Status values (use exactly these): new, update, unchanged, investigate.
After writing, show the plan to the user and ask for explicit approval: "Here's the plan. Does this match what we agreed? Anything to add, change, or remove before we proceed?"
Loop on edits until the user approves.
Phase 6: Handoff
Once the plan is approved, ask:
"Generate the catalog now, or stop here with just the plan?"
If generate now:
- Invoke the
catalog-documentation-creator skill, passing the plan file path.
- Tell it to only create/update resources flagged
new or update. Skip unchanged. Report investigate items to the user as a list — do not auto-handle.
- If the user has no existing catalog,
catalog-documentation-creator will scaffold one first.
If stop here:
- Confirm the plan file location.
- Tell the user how to resume: "When you're ready, run
catalog-documentation-creator and point it at this plan file. It will generate the new and update resources."
After handoff
Let the user know:
- Where the plan was saved.
- (If generated) which resources were created/updated.
- Which
investigate items need manual review.
- That they can run
flow-wizard next if they want to document business flows across the catalog.
Quality checklist
Before finishing, verify:
- The plan file exists at the agreed path.

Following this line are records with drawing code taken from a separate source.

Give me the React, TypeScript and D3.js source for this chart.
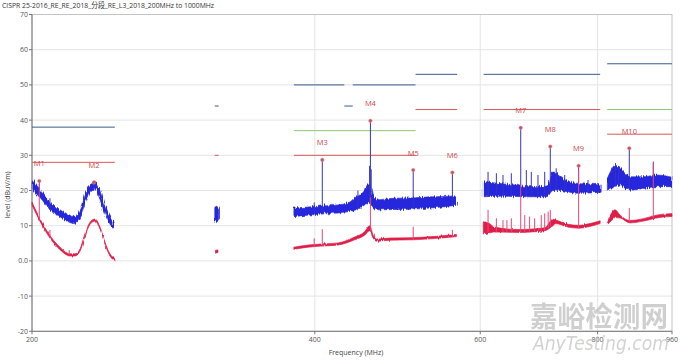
// @ts-nocheck
import React from 'react'
import * as d3 from 'd3'

const title = 'CISPR 25-2016_RE_RE_2018_分段_RE_L3_2018_200MHz to 1000MHz'
const xTicks = [200, 400, 600, 800, 960]
const yTicks = [-20, -10, 0, 10, 20, 30, 40, 50, 60, 70]

// limit lines: [fromMHz, toMHz, level]
const peakLimit = [
  [200, 245, 38],
  [313, 316, 44],
  [380, 430, 50],
  [430, 439, 44],
  [439, 512, 50],
  [512, 567, 53],
  [605, 805, 53],
  [819, 960, 56],
]
const qpLimit = [
  [380, 512, 37],
  [819, 960, 43],
]
const avgLimit = [
  [200, 245, 28],
  [313, 316, 30],
  [380, 512, 30],
  [512, 567, 43],
  [605, 805, 43],
  [819, 960, 36],
]

// peak trace bands: [MHz, low, high]
const peakBands = [
  [
    [200, 20.3, 22.8], [204, 18, 20.4], [209, 14.5, 16.6], [214, 12.6, 14.6], [219.5, 10.9, 12.9],
    [222, 10.6, 12.6], [225, 12.3, 14.6], [227.7, 16.6, 19], [230.6, 19.4, 21.6], [233.4, 20.2, 22.4],
    [236.3, 17.4, 19.8], [239.2, 13.3, 15.6], [242.1, 10.5, 12.6], [244, 9.2, 11.3],
  ],
  [[313, 11.5, 15.2], [314.5, 11.2, 15.5], [316, 11.8, 14.8]],
  [
    [380, 12.6, 15], [393, 13, 15.3], [406, 13.3, 15.6], [423, 13.6, 15.9], [435, 14, 16.6],
    [441, 14.4, 17.9], [447, 15, 18.8], [452, 15.9, 20], [457, 16.5, 22], [461, 15, 18.5],
    [469, 14.5, 17.4], [485, 14.6, 17.8], [508, 14.7, 17.9], [530, 15, 18.2], [550, 15.4, 18.3],
    [566, 15.8, 18.5],
  ],
  [
    [604.5, 18.2, 22.5], [630, 18.4, 22], [655, 18.3, 21.5], [675, 18.2, 21.1], [703, 18.2, 21.2],
    [708.7, 18.5, 21.5], [717, 20, 25.3], [729.5, 20, 24], [747.6, 19.5, 22.5], [763.6, 19.2, 22],
    [785, 19.3, 21.8], [805, 19.5, 21.6],
  ],
  [
    [819.4, 20.1, 23.5], [826, 20.6, 25.5], [834.8, 21.1, 27.2], [845.2, 21.6, 26.3], [856, 20.8, 24.8],
    [866, 20.1, 23.9], [894.8, 20.6, 23.9], [924.7, 21.1, 24.4], [955.4, 21.1, 23.9], [960, 21.2, 23.8],
  ],
]

// average trace bands: [MHz, low, high]
const avgBands = [
  [
    [200, 15.9, 16.7], [204, 11.2, 11.9], [209, 6.5, 7.2], [214.2, 3.2, 3.9], [219.5, 1.4, 2],
    [222.2, 1.4, 2], [225, 2.8, 3.4], [227.7, 7, 7.7], [230.6, 10.4, 11], [233.4, 11.3, 11.9],
    [236.3, 9, 9.6], [239.2, 4.7, 5.3], [242.1, 1.4, 2], [245, 0.1, 0.7],
  ],
  [[313.5, 2.2, 3], [315.5, 2.4, 3.1]],
  [
    [380, 3.3, 3.9], [393.4, 3.9, 4.5], [406, 4.2, 4.8], [423.4, 4.5, 5.1], [441, 6, 6.8],
    [452, 7.3, 8.3], [457.6, 8.6, 10], [461.5, 6.5, 7.3], [465.4, 5.6, 6.2], [481, 5.9, 6.5],
    [508.5, 6, 6.6], [539.5, 6.4, 7], [561.6, 6.8, 7.4], [566, 6.9, 7.5],
  ],
  [
    [604.5, 7.7, 11.1], [614.6, 8, 10.5], [621, 8.2, 9.6], [658, 8.1, 8.9], [703, 8.6, 9.4],
    [717, 10, 11.8], [722, 10.6, 11.6], [744, 9.6, 10.4], [763.6, 9.3, 10.1], [785, 9.8, 10.6],
    [805, 10.6, 11.4],
  ],
  [
    [819.4, 10.3, 11.1], [828, 11.5, 13.6], [834.8, 12.3, 14.5], [845.2, 12.2, 13], [866, 10.8, 11.5],
    [894.8, 11.3, 12], [924.7, 12.2, 13], [955.4, 12.6, 13.4], [960, 12.6, 13.4],
  ],
]

// narrow spikes: [MHz, top level]
const peakSpikes = [
  [203.6, 22.7], [209, 17.8], [232.8, 22.3],
  [399.4, 16.6], [407.4, 28.7], [444.6, 20], [457.5, 27], [458.4, 39.8], [459.3, 26],
  [509.1, 25.8], [560.4, 25.1],
  [611.6, 25.3], [624.2, 24.9], [634.4, 24.4], [647.5, 24.9], [662.6, 37.8], [671.8, 25.8],
  [680, 25.3], [691.2, 24.4], [702.7, 25.3], [712.4, 32.5], [722.8, 26.3], [738, 24.4],
  [763.6, 27], [781.4, 23],
  [836, 27.8], [842, 27], [864.6, 32], [917, 28.2],
]
const avgSpikes = [
  [203.6, 21.8], [209, 8.8], [219.1, 3.1],
  [399.4, 6.4], [407.4, 9], [458.4, 18], [509.1, 9.7], [560.4, 8.8],
  [611.6, 14.5], [624.2, 12.1], [634.4, 11.6], [640.6, 11.6], [647.5, 12.1], [662.6, 22],
  [669.2, 13], [677.2, 12.6], [685.6, 12.1], [696.8, 13], [702.7, 13.5], [708.7, 14],
  [712.4, 14.5], [763.6, 26],
  [864.6, 15], [917, 27.8],
]

const markers = [
  ['M1', 203.6, 22.7],
  ['M2', 232.8, 22.3],
  ['M3', 407.4, 28.7],
  ['M4', 458.4, 39.8],
  ['M5', 509.1, 25.8],
  ['M6', 560.4, 25.1],
  ['M7', 662.6, 37.8],
  ['M8', 712.4, 32.5],
  ['M9', 763.6, 27],
  ['M10', 864.6, 32],
]

const W = 680
const H = 360
const left = 32
const right = 672
const top = 14.5
const bottom = 331.3

const x = d3.scaleLog().domain([200, 960]).range([left, right])
const y = d3.scaleLinear().domain([-20, 70]).range([bottom, top])

const band = d3
  .area()
  .x((d) => x(d[0]))
  .y0((d) => y(d[1]))
  .y1((d) => y(d[2]))
  .curve(d3.curveMonotoneX)

const font = "'Open Sans', 'Noto Sans', 'Noto Sans CJK SC', sans-serif"

// level of a band's lower edge at frequency f
const edgeAt = (bands, f, i) => {
  for (const seg of bands) {
    if (f >= seg[0][0] && f <= seg[seg.length - 1][0]) {
      for (let k = 1; k < seg.length; k++) {
        if (f <= seg[k][0]) {
          const a = seg[k - 1]
          const b = seg[k]
          const t = (f - a[0]) / (b[0] - a[0] || 1)
          return a[i] + (b[i] - a[i]) * t
        }
      }
    }
  }
  return 0
}

const Limits = ({ data, color }) => (
  <g stroke={color} strokeWidth={1}>
    {data.map((d, i) => (
      <line key={i} x1={x(d[0])} x2={x(d[1])} y1={y(d[2])} y2={y(d[2])} />
    ))}
  </g>
)

export default function App() {
  return (
    <>
      <style>{`body{margin:0}`}</style>
      <svg width={W} height={H} style={{ display: 'block', background: '#fff' }} fontFamily={font}>
        <defs>
          {/* jagged texture for the dense receiver traces */}
          <filter id="grain" x="-2%" y="-30%" width="104%" height="160%">
            <feTurbulence type="fractalNoise" baseFrequency="0.9 0.04" numOctaves="2" seed="3" result="n" />
            <feDisplacementMap in="SourceGraphic" in2="n" scale="5" xChannelSelector="B" yChannelSelector="R" />
          </filter>
          <filter id="grainSoft" x="-2%" y="-30%" width="104%" height="160%">
            <feTurbulence type="fractalNoise" baseFrequency="0.9 0.04" numOctaves="2" seed="7" result="n" />
            <feDisplacementMap in="SourceGraphic" in2="n" scale="2.5" xChannelSelector="B" yChannelSelector="R" />
          </filter>
        </defs>

        <text x={2} y={8} fontSize={7.5} fill="#333" textLength={212} lengthAdjust="spacingAndGlyphs">
          {title}
        </text>

        {/* grid */}
        <g stroke="#e4e4e4" strokeWidth={1}>
          {yTicks.slice(1, -1).map((t) => (
            <line key={t} x1={left} x2={right} y1={y(t)} y2={y(t)} />
          ))}
          {xTicks.slice(1, -1).map((t) => (
            <line key={t} x1={x(t)} x2={x(t)} y1={top} y2={bottom} />
          ))}
        </g>
        <rect x={left} y={y(70)} width={right - left} height={bottom - y(70)} fill="none" stroke="#c4c4c4" />
        <line x1={left} x2={left} y1={top} y2={bottom} stroke="#777" />
        <line x1={left} x2={right} y1={bottom} y2={bottom} stroke="#777" />

        {/* y axis */}
        <g fontSize={7} fill="#555" textAnchor="end">
          {yTicks.map((t) => (
            <g key={t}>
              <line x1={left - 3} x2={left} y1={y(t)} y2={y(t)} stroke="#777" />
              <text x={left - 4} y={y(t) + 2.5}>
                {t === 0 ? '0.0' : t}
              </text>
            </g>
          ))}
        </g>
        <text
          transform={`translate(10, ${(top + bottom) / 2 + 22}) rotate(-90)`}
          fontSize={7}
          fill="#444"
          textAnchor="middle"
        >
          level (dBuV/m)
        </text>

        {/* x axis */}
        <g fontSize={7} fill="#555" textAnchor="middle">
          {xTicks.map((t) => (
            <g key={t}>
              <line x1={x(t)} x2={x(t)} y1={bottom} y2={bottom + 3} stroke="#777" />
              <text x={x(t)} y={bottom + 11}>
                {t}
              </text>
            </g>
          ))}
        </g>
        <text x={(left + right) / 2 + 4} y={355} fontSize={7} fill="#444" textAnchor="middle">
          Frequency (MHz)
        </text>

        {/* limits */}
        <Limits data={peakLimit} color="#3d5a8c" />
        <Limits data={qpLimit} color="#8cc870" />
        <Limits data={avgLimit} color="#d85858" />

        {/* peak trace */}
        <g fill="#2626dc" stroke="#2626dc" strokeWidth={0.6} filter="url(#grain)">
          {peakBands.map((seg, i) => (
            <path key={i} d={band(seg)} />
          ))}
        </g>
        <g stroke="#3434c4" strokeWidth={1}>
          {peakSpikes.map((s, i) => (
            <line key={i} x1={x(s[0])} x2={x(s[0])} y1={y(edgeAt(peakBands, s[0], 1))} y2={y(s[1])} />
          ))}
        </g>

        {/* average trace */}
        <g fill="#e01e48" stroke="#e01e48" strokeWidth={0.7} filter="url(#grainSoft)">
          {avgBands.map((seg, i) => (
            <path key={i} d={band(seg)} />
          ))}
        </g>
        <g stroke="#e0487a" strokeWidth={1}>
          {avgSpikes.map((s, i) => (
            <line key={i} x1={x(s[0])} x2={x(s[0])} y1={y(edgeAt(avgBands, s[0], 1))} y2={y(s[1])} />
          ))}
        </g>

        {/* markers */}
        <g>
          {markers.map(([label, f, v]) => (
            <g key={label}>
              <circle cx={x(f)} cy={y(v)} r={1.8} fill="#c8505a" stroke="#e8a0a8" strokeWidth={0.5} />
              <text x={x(f)} y={y(v) - 14.5} fontSize={7.5} fill="#d04848" textAnchor="middle">
                {label}
              </text>
            </g>
          ))}
        </g>

        {/* watermark */}
        <text x={530} y={327} fontSize={28} fontWeight="bold" fill="#bcbcbc" opacity={0.7}
          fontFamily="'Noto Sans CJK SC', sans-serif" textLength={138} lengthAdjust="spacingAndGlyphs">
          嘉峪检测网
        </text>
        <text x={533} y={350} fontSize={19} fontStyle="italic" fill="#c4c4c4" opacity={0.75}
          fontFamily="'DejaVu Sans', sans-serif" textLength={136} lengthAdjust="spacingAndGlyphs">
          AnyTesting.com
        </text>
      </svg>
    </>
  )
}
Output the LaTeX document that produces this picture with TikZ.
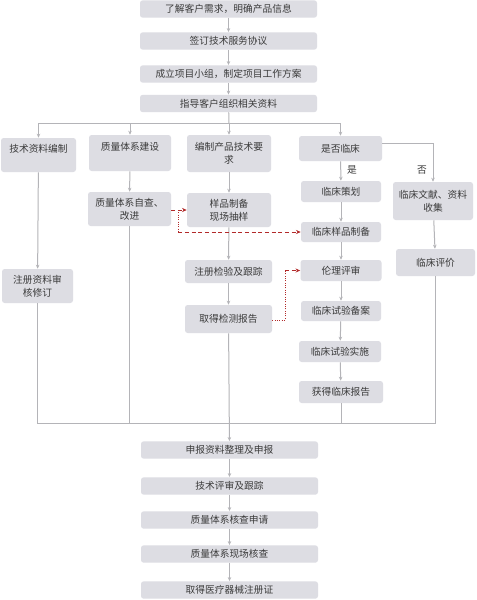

- Every domain, service, message, channel, and container has a status:
new / update / unchanged / investigate.
- Every
update item lists what specifically drifted.
- Every
investigate item is flagged, not deleted.
- Message classifications (event / command / query) were either confirmed by the user or clearly recommended with evidence.
- Service-to-domain mapping is explicit for every service.
- No per-resource grilling happened (summaries, owners, schemas — those are for
catalog-documentation-creator).
- If handing off,
catalog-documentation-creator has the plan path and instructions to skip unchanged.